For the moment, Nicholson is limiting his search to dedicated joke columns in the papers. His plan is to discover the titles of such columns and then search the newspapers for them. “Obvious keywords like ‘jokes’ and ‘jests’ have proven to be effective, but we’ve also found material using words like ‘quips,’ ‘cranks,’ ‘wit,’ ‘fun,’ ‘jingles,’ ‘humour,’ ‘laugh,’ ‘comic,’ ‘snaps,’ and ‘siftings,’” he writes.

“However, while these general search terms are useful, they don’t catch everything.” One such column, for example, is called “Buckwheat Cakes,” because they are jokes imported from America, and Americans all ate buckwheat cakes, get it?

Victorian humor is sometimes subtle.

Eventually, Nicholson hopes to develop a program that can scan the newspapers automatically and “recognize” a joke. “As our project develops, we’d like to experiment with some kind of joke-detection tool that picks out content with similar formatting and linguistic characteristics to the jokes we’ve already found,” he explains.

Next, the jokes must be digitized. That’s more challenging because the quality of the newspaper imagery is poor and optical character recognition (OCR) tools don’t do a good job, Nicholson explained in a lecture at the British Library. Consequently, he’s expecting to have to use manual transcription for this process, possibly through crowdsourcing.

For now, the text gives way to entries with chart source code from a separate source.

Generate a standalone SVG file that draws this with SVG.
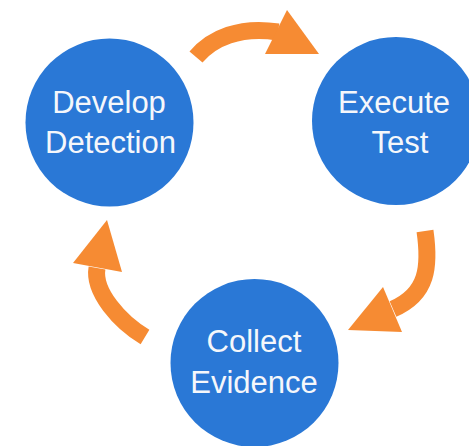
<svg xmlns="http://www.w3.org/2000/svg" width="469" height="446" viewBox="0 0 469 446">
<style>
.node circle{fill:#2a78d6}
.node text{fill:#f5f7fb;font-family:"Liberation Sans",Arial,sans-serif;font-size:31px;text-anchor:middle}
.band{fill:none;stroke:#f68b33;stroke-width:17;stroke-linecap:butt}
.head{fill:#f68b33}
</style>
<rect width="469" height="446" fill="#ffffff"/>
<g id="connectors">
<path class="band" d="M196,57 C212,38 240,26 278,32"/>
<polygon class="head" points="287,10 319,54 265,54"/>
<path class="band" d="M425,231 C430,266 428,294 393,309"/>
<polygon class="head" points="348,330 383,287 402,332"/>
<path class="band" d="M145,337 C120,322 93,292 97,268"/>
<polygon class="head" points="107,220 73,263 122,272"/>
</g>
<g id="develop-detection" class="node">
<circle cx="109.5" cy="122.5" r="84"/>
<text x="109" y="113">Develop</text>
<text x="110.5" y="153">Detection</text>
</g>
<g id="execute-test" class="node">
<circle cx="396" cy="121" r="84"/>
<text x="394" y="113">Execute</text>
<text x="400" y="153">Test</text>
</g>
<g id="collect-evidence" class="node">
<circle cx="254.5" cy="363" r="84"/>
<text x="254" y="352">Collect</text>
<text x="254" y="393">Evidence</text>
</g>
</svg>
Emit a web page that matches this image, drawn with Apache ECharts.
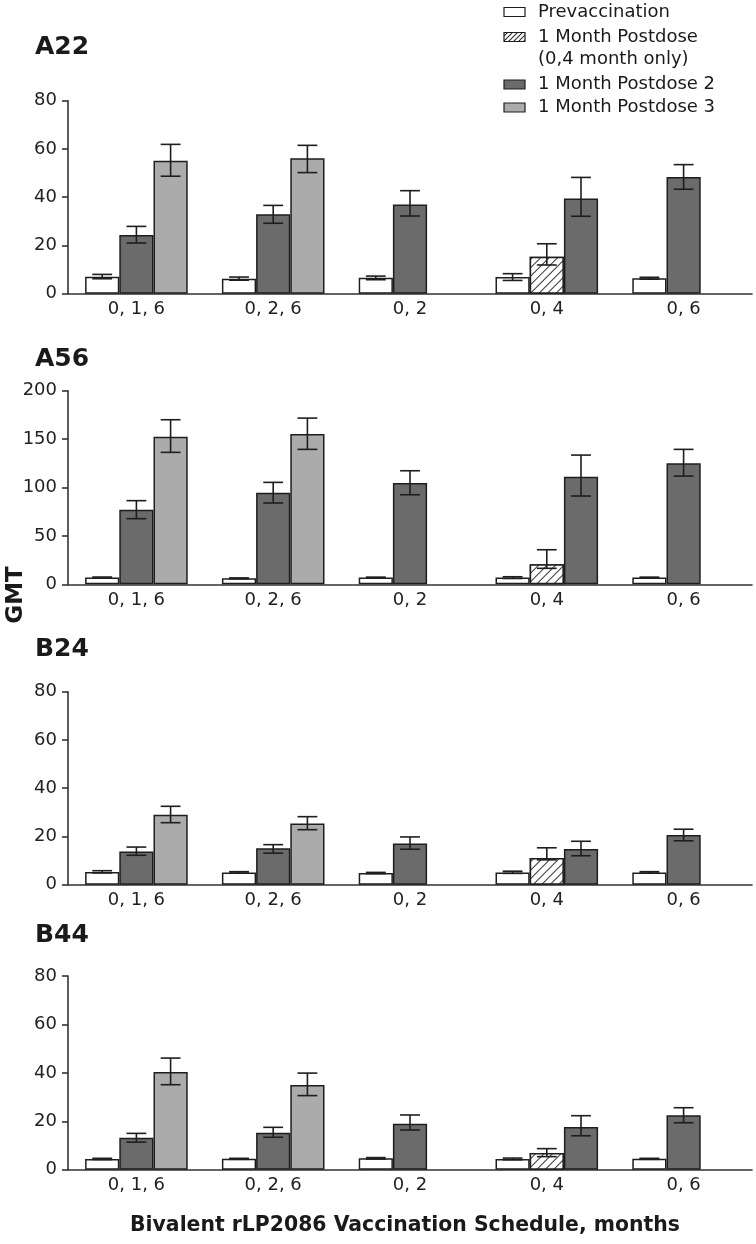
<!DOCTYPE html>
<html><head><meta charset="utf-8">
<script src="https://cdn.jsdelivr.net/npm/echarts@6/dist/echarts.min.js"></script>
<style>html,body{margin:0;padding:0;background:#fff}#c{width:756px;height:1244px}</style>
</head><body><div id="c"></div>
<script>
// ---------------- DATA ----------------
const categories = ['0, 1, 6', '0, 2, 6', '0, 2', '0, 4', '0, 6'];
const panelNames = ['A22', 'A56', 'B24', 'B44'];
const yMax = [80, 200, 80, 80];
const yInterval = [20, 50, 20, 20];

// A22
const a22Prevac = [7.0, 6.2, 6.6, 6.9, 6.4];
const a22PrevacCI = [[6.2, 8.0], [5.6, 6.9], [5.8, 7.3], [5.5, 8.3], [6.0, 6.8]];
const a22Post1 = [null, null, null, 15.3, null];
const a22Post1CI = [null, null, null, [11.9, 20.7], null];
const a22Post2 = [24.3, 32.9, 37.0, 39.5, 48.4];
const a22Post2CI = [[21.0, 27.9], [29.2, 36.6], [32.2, 42.7], [32.1, 48.2], [43.3, 53.5]];
const a22Post3 = [55.1, 56.1, null, null, null];
const a22Post3CI = [[48.7, 61.9], [50.2, 61.5], null, null, null];

// A56
const a56Prevac = [6.9, 6.2, 6.9, 6.9, 6.9];
const a56PrevacCI = [[6.3, 7.5], [5.8, 6.6], [6.4, 7.4], [6.0, 7.8], [6.4, 7.4]];
const a56Post1 = [null, null, null, 20.6, null];
const a56Post1CI = [null, null, null, [16.5, 35.7], null];
const a56Post2 = [77.1, 94.6, 104.6, 111.2, 125.0];
const a56Post2CI = [[67.8, 86.4], [84.0, 105.3], [92.5, 117.3], [91.2, 133.5], [111.8, 139.4]];
const a56Post3 = [152.5, 155.2, null, null, null];
const a56Post3CI = [[136.3, 170.0], [139.4, 171.7], null, null, null];

// B24
const b24Prevac = [5.3, 5.1, 4.85, 5.1, 5.1];
const b24PrevacCI = [[4.9, 5.8], [4.8, 5.4], [4.6, 5.1], [4.7, 5.6], [4.8, 5.4]];
const b24Post1 = [null, null, null, 11.1, null];
const b24Post1CI = [null, null, null, [10.3, 15.3], null];
const b24Post2 = [13.8, 15.1, 17.1, 14.8, 20.6];
const b24Post2CI = [[12.2, 15.6], [13.1, 16.6], [14.7, 19.8], [12.0, 18.0], [18.2, 23.0]];
const b24Post3 = [29.0, 25.4, null, null, null];
const b24Post3CI = [[25.7, 32.5], [22.8, 28.2], null, null, null];

// B44
const b44Prevac = [4.4, 4.5, 4.7, 4.4, 4.5];
const b44PrevacCI = [[4.2, 4.7], [4.3, 4.7], [4.4, 5.0], [4.1, 4.8], [4.3, 4.7]];
const b44Post1 = [null, null, null, 6.9, null];
const b44Post1CI = [null, null, null, [5.4, 8.7], null];
const b44Post2 = [13.2, 15.3, 19.0, 17.6, 22.5];
const b44Post2CI = [[11.4, 15.0], [13.4, 17.5], [16.4, 22.6], [14.0, 22.3], [19.4, 25.6]];
const b44Post3 = [40.4, 35.0, null, null, null];
const b44Post3CI = [[35.1, 46.1], [30.6, 39.9], null, null, null];

// ---------------- BUILD ----------------
const panels = [
  {vals: [a22Prevac, a22Post1, a22Post2, a22Post3], cis: [a22PrevacCI, a22Post1CI, a22Post2CI, a22Post3CI]},
  {vals: [a56Prevac, a56Post1, a56Post2, a56Post3], cis: [a56PrevacCI, a56Post1CI, a56Post2CI, a56Post3CI]},
  {vals: [b24Prevac, b24Post1, b24Post2, b24Post3], cis: [b24PrevacCI, b24Post1CI, b24Post2CI, b24Post3CI]},
  {vals: [b44Prevac, b44Post1, b44Post2, b44Post3], cis: [b44PrevacCI, b44Post1CI, b44Post2CI, b44Post3CI]}
];

const INK = '#1e1e1e';
const FONT = '"DejaVu Sans", "Liberation Sans", Arial, sans-serif';
const hatchDecal = {
  symbol: 'rect', symbolSize: 1, color: '#333333', backgroundColor: '#ffffff',
  dashArrayX: [[1, 0]], dashArrayY: [1, 4.3], rotation: -Math.PI / 4
};
const kindStyles = [
  {color: '#ffffff', borderColor: INK, borderWidth: 1.5},
  {color: '#ffffff', borderColor: INK, borderWidth: 1.5, decal: hatchDecal},
  {color: '#6b6b6b', borderColor: INK, borderWidth: 1.5},
  {color: '#ababab', borderColor: INK, borderWidth: 1.5}
];

const gridDefs = [
  {top: 100.7, height: 193},
  {top: 390.7, height: 193.6},
  {top: 691.7, height: 193},
  {top: 976, height: 193.7}
];
const titleY = [47, 359, 649, 935.5];

const grid = [], xAxis = [], yAxis = [], series = [], graphic = [];

panels.forEach((p, pi) => {
  grid.push({left: 68, right: 4, top: gridDefs[pi].top, height: gridDefs[pi].height, containLabel: false});
  xAxis.push({
    type: 'category', gridIndex: pi, data: categories,
    axisTick: {show: false},
    axisLine: {lineStyle: {color: '#333', width: 1.6}},
    axisLabel: {fontSize: 18, color: '#222', margin: 7, fontFamily: FONT}
  });
  yAxis.push({
    type: 'value', gridIndex: pi, min: 0, max: yMax[pi], interval: yInterval[pi],
    splitLine: {show: false},
    axisLine: {show: true, lineStyle: {color: '#333', width: 1.6}},
    axisTick: {show: true, length: 6, lineStyle: {color: '#333', width: 1.6}},
    axisLabel: {fontSize: 18, color: '#222', margin: 11, fontFamily: FONT}
  });

  // assign to slots: order prevac, post1, post2, post3 (skip missing)
  const slots = [[], [], []];
  const errData = [];
  categories.forEach((c, ci) => {
    let s = 0;
    for (let k = 0; k < 4; k++) {
      const v = p.vals[k][ci];
      if (v == null) continue;
      slots[s][ci] = {value: v, itemStyle: kindStyles[k]};
      const ciPair = p.cis[k][ci];
      if (ciPair) errData.push([ci, s, ciPair[0], ciPair[1]]);
      s++;
    }
    for (; s < 3; s++) slots[s][ci] = '-';
  });
  slots.forEach((d) => {
    series.push({
      type: 'bar', xAxisIndex: pi, yAxisIndex: pi, data: d,
      barGap: '0%', barCategoryGap: '25%', silent: true, z: 2
    });
  });
  series.push({
    type: 'custom', xAxisIndex: pi, yAxisIndex: pi, data: errData, z: 5, silent: true,
    dimensions: ['cat', 'slot', 'lo', 'hi'],
    encode: {x: 0, y: [2, 3]},
    renderItem: function (params, api) {
      const i = api.value(0), s = api.value(1);
      const band = api.size([1, 0])[0];
      const bw = band * 0.75 / 3;
      const lo = api.coord([i, api.value(2)]);
      const hi = api.coord([i, api.value(3)]);
      const x = lo[0] + (s - 1) * bw;
      const half = bw * 0.29;
      const st = {stroke: INK, lineWidth: 1.6};
      return {type: 'group', children: [
        {type: 'line', shape: {x1: x, y1: hi[1], x2: x, y2: lo[1]}, style: st},
        {type: 'line', shape: {x1: x - half, y1: hi[1], x2: x + half, y2: hi[1]}, style: st},
        {type: 'line', shape: {x1: x - half, y1: lo[1], x2: x + half, y2: lo[1]}, style: st}
      ]};
    }
  });

  graphic.push({
    type: 'text', x: 35, y: titleY[pi],
    style: {text: panelNames[pi], font: 'bold 25px ' + FONT, fill: '#1a1a1a', verticalAlign: 'middle'}
  });
});

// hatch pattern canvas for legend icon
const pc = document.createElement('canvas');
pc.width = 5; pc.height = 5;
const pctx = pc.getContext('2d');
pctx.fillStyle = '#fff'; pctx.fillRect(0, 0, 5, 5);
pctx.strokeStyle = '#2a2a2a'; pctx.lineWidth = 1.1;
pctx.beginPath();
pctx.moveTo(-1, 6); pctx.lineTo(6, -1);
pctx.moveTo(-1, 1); pctx.lineTo(1, -1);
pctx.moveTo(4, 6); pctx.lineTo(6, 4);
pctx.stroke();

const legendRows = [
  {y: 12, fill: '#ffffff', text: 'Prevaccination'},
  {y: 37, fill: {image: pc, repeat: 'repeat'}, text: '1 Month Postdose'},
  {y: 59, fill: null, text: '(0,4 month only)'},
  {y: 84.5, fill: '#6b6b6b', text: '1 Month Postdose 2'},
  {y: 107.5, fill: '#ababab', text: '1 Month Postdose 3'}
];
legendRows.forEach(r => {
  if (r.fill) {
    graphic.push({type: 'rect', shape: {x: 504, y: r.y - 4.5, width: 21, height: 9},
      style: {fill: r.fill, stroke: INK, lineWidth: 1.2}});
  }
  graphic.push({type: 'text', x: 538, y: r.y, style: {text: r.text, font: '18px ' + FONT, fill: '#1a1a1a', verticalAlign: 'middle'}});
});

graphic.push({
  type: 'text', x: 405, y: 1226,
  style: {text: 'Bivalent rLP2086 Vaccination Schedule, months', font: 'bold 20.4px ' + FONT, fill: '#1a1a1a', align: 'center', verticalAlign: 'middle'}
});
graphic.push({
  type: 'text', x: 16, y: 595, rotation: Math.PI / 2,
  style: {text: 'GMT', font: 'bold 23px ' + FONT, fill: '#1a1a1a', align: 'center', verticalAlign: 'middle'}
});

const chart = echarts.init(document.getElementById('c'), null, {renderer: 'canvas'});
chart.setOption({
  backgroundColor: '#ffffff',
  animation: false,
  grid, xAxis, yAxis, series, graphic
});
</script>
</body></html>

Finally, Nicholson will have the jokes entered into a database, with metadata describing where the joke was found—which newspaper, what date, and so on. But it will also include information about the joke itself, such as the names of the characters and where they’re located. This is relevant because certain cities had particular reputations and this information was telegraphed to the astute reader, he explains.

“Women from Boston are always presented as over-educated and verbose,” he describes in a Reddit post. “Women from Chicago are often presented as being too forward or lacking the grace and refinement of other women. Men from Texas are always getting into gun fights.” Metadata will also include categorizing the joke.

There’s no word on how long Nicholson expects the cataloging process to take, or when we can expect to start seeing real Victorian jokes and real Victorian art in our social media feeds. He started to  collaborate with the library after winning the contest in May and plans to showcase his work at the British Library Conference Centre on November 3, 2014. The database could also end up being used by groups such as historians and novelists looking for Victorian verisimilitude.

What is the point of cataloging Victorian jokes, metadata and all? Why would anyone bother to pair them with real Victorian art and see what takes off on social media?

Cataloging the jokes helps us to better understand our history, Nicholson says. If the project demonstrates that computers can recognize jokes in archived newspapers, it will advance text analysis—and the technique could be applied to other fields. “All code developed will be open source and posted on GitHub; all the data will be open access and available for re-use in whatever way people want,” he writes. “So, it should be possible to take a plain text file of all the jokes (or a particular sample) and plug it into things like text mining software.”

Similarly, generating the memes, and then refining its generation strategy based on responses, also helps develop artificial intelligence capabilities. And it offers a better understanding of humor itself.

It’s said that “man is the animal who laughs.” In the process of understanding what makes these jokes funny, we will better understand ourselves—and our Victorian ancestors.